WRITTEN EXERCISE :: In the lines below, output everything from the first line through the line containing "import seaborn as sns" exactly as it is. Pictures are not part of the output.
START SOURCE EXCERPT
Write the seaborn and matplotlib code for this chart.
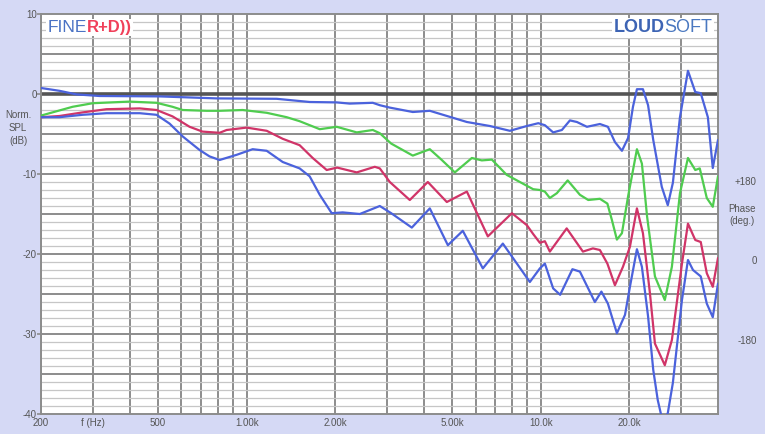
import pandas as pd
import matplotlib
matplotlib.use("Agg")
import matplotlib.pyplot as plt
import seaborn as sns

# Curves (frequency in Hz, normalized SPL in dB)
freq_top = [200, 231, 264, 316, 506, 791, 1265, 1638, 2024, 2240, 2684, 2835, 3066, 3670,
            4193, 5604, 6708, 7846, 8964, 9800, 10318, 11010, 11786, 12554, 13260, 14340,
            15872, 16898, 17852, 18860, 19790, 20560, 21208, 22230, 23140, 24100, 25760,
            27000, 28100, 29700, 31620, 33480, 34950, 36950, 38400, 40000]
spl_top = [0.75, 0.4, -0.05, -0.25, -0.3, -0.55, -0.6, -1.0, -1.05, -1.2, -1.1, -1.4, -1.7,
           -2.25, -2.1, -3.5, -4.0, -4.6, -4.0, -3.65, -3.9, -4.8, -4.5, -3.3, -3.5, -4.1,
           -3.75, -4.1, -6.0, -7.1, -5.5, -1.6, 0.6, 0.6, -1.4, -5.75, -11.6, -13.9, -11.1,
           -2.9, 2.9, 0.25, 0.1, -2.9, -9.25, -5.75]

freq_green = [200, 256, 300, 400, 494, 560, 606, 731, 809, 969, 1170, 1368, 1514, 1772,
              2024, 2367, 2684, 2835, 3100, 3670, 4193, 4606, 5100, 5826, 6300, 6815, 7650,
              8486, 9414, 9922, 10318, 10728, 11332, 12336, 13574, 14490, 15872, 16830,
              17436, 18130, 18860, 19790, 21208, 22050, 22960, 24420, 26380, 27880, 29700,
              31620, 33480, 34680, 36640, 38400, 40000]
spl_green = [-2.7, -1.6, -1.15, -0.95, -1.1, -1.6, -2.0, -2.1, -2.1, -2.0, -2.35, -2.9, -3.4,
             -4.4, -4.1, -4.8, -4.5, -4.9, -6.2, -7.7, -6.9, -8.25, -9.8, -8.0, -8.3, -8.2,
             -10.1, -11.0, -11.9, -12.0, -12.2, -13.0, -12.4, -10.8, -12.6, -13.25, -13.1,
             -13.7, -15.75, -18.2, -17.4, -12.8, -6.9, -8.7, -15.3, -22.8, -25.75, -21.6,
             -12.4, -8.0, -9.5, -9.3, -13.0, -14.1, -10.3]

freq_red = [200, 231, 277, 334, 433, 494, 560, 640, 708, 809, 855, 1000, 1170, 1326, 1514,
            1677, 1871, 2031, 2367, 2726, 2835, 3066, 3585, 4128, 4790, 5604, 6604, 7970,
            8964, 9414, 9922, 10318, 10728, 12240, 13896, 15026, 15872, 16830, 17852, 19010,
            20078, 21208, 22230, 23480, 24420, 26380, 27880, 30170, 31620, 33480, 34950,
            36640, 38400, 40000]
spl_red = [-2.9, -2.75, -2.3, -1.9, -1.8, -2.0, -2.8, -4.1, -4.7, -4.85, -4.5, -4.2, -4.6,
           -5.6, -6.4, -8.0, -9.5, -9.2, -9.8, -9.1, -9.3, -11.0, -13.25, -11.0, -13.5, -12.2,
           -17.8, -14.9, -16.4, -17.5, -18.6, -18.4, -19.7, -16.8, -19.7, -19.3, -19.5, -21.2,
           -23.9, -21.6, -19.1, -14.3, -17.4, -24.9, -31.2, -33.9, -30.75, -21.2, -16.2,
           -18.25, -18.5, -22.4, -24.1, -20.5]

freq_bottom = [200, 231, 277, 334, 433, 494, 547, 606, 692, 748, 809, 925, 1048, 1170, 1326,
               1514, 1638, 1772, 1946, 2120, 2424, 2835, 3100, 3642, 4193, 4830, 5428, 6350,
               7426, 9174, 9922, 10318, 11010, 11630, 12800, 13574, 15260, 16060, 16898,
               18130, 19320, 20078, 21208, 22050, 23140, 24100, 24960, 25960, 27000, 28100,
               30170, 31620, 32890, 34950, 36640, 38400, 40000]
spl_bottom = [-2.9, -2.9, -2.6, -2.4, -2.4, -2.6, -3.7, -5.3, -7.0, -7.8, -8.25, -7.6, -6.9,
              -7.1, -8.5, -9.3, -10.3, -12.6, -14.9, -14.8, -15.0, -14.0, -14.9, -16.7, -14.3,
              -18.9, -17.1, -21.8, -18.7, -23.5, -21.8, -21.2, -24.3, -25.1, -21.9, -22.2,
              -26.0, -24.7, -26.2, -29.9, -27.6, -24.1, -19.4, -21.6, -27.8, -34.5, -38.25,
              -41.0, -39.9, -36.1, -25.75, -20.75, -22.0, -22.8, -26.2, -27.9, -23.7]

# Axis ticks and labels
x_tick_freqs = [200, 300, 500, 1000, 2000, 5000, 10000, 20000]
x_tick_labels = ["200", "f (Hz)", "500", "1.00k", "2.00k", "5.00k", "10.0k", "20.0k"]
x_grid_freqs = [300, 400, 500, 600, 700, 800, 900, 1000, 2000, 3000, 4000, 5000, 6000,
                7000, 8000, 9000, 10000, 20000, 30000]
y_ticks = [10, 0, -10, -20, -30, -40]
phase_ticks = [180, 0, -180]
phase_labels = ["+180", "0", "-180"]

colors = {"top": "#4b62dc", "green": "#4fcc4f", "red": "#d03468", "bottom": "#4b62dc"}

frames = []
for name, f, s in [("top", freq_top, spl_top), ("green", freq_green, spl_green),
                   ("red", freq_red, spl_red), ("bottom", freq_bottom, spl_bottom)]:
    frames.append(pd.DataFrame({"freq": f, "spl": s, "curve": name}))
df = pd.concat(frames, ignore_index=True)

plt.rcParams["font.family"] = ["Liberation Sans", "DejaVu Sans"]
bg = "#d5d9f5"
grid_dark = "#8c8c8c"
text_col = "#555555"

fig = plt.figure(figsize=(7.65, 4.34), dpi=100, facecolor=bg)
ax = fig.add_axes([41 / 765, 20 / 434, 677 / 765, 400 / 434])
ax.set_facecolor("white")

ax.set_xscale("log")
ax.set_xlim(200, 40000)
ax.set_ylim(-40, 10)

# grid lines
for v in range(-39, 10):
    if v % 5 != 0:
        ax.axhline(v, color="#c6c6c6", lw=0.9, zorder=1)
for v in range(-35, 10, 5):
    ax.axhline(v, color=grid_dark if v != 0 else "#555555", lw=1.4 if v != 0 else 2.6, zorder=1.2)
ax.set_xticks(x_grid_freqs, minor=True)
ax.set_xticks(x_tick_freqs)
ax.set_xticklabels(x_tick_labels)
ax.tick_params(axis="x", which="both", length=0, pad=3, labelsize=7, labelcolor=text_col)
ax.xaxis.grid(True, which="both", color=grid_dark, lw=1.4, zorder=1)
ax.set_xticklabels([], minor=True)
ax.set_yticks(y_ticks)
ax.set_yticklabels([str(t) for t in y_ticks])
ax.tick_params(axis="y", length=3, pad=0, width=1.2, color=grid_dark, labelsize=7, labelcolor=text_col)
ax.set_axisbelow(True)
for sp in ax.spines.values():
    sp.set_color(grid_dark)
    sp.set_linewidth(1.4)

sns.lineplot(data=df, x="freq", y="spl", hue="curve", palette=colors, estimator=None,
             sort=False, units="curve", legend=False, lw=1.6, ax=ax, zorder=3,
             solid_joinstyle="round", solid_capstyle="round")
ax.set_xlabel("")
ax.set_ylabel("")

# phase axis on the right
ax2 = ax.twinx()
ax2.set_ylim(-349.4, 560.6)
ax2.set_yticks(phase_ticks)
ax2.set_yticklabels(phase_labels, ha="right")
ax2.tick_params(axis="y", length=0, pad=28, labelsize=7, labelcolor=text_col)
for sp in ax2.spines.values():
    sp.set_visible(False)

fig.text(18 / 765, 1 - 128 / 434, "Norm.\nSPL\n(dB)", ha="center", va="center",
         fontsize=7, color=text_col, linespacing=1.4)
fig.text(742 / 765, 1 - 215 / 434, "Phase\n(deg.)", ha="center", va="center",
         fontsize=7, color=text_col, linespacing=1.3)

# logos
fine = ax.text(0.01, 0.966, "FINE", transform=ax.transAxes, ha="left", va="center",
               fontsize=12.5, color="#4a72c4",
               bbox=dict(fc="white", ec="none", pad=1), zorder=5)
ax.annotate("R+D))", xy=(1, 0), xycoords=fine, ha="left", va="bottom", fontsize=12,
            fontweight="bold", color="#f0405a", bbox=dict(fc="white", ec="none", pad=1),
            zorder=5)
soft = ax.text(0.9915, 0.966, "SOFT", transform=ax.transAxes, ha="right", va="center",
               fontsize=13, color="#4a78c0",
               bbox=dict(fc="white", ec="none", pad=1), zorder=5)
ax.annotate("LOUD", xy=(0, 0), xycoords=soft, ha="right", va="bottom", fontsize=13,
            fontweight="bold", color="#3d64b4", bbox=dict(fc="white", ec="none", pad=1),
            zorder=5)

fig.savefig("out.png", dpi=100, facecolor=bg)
END SOURCE EXCERPT
CORRECT RESULT ::
Write the seaborn and matplotlib code for this chart.
import pandas as pd
import matplotlib
matplotlib.use("Agg")
import matplotlib.pyplot as plt
import seaborn as sns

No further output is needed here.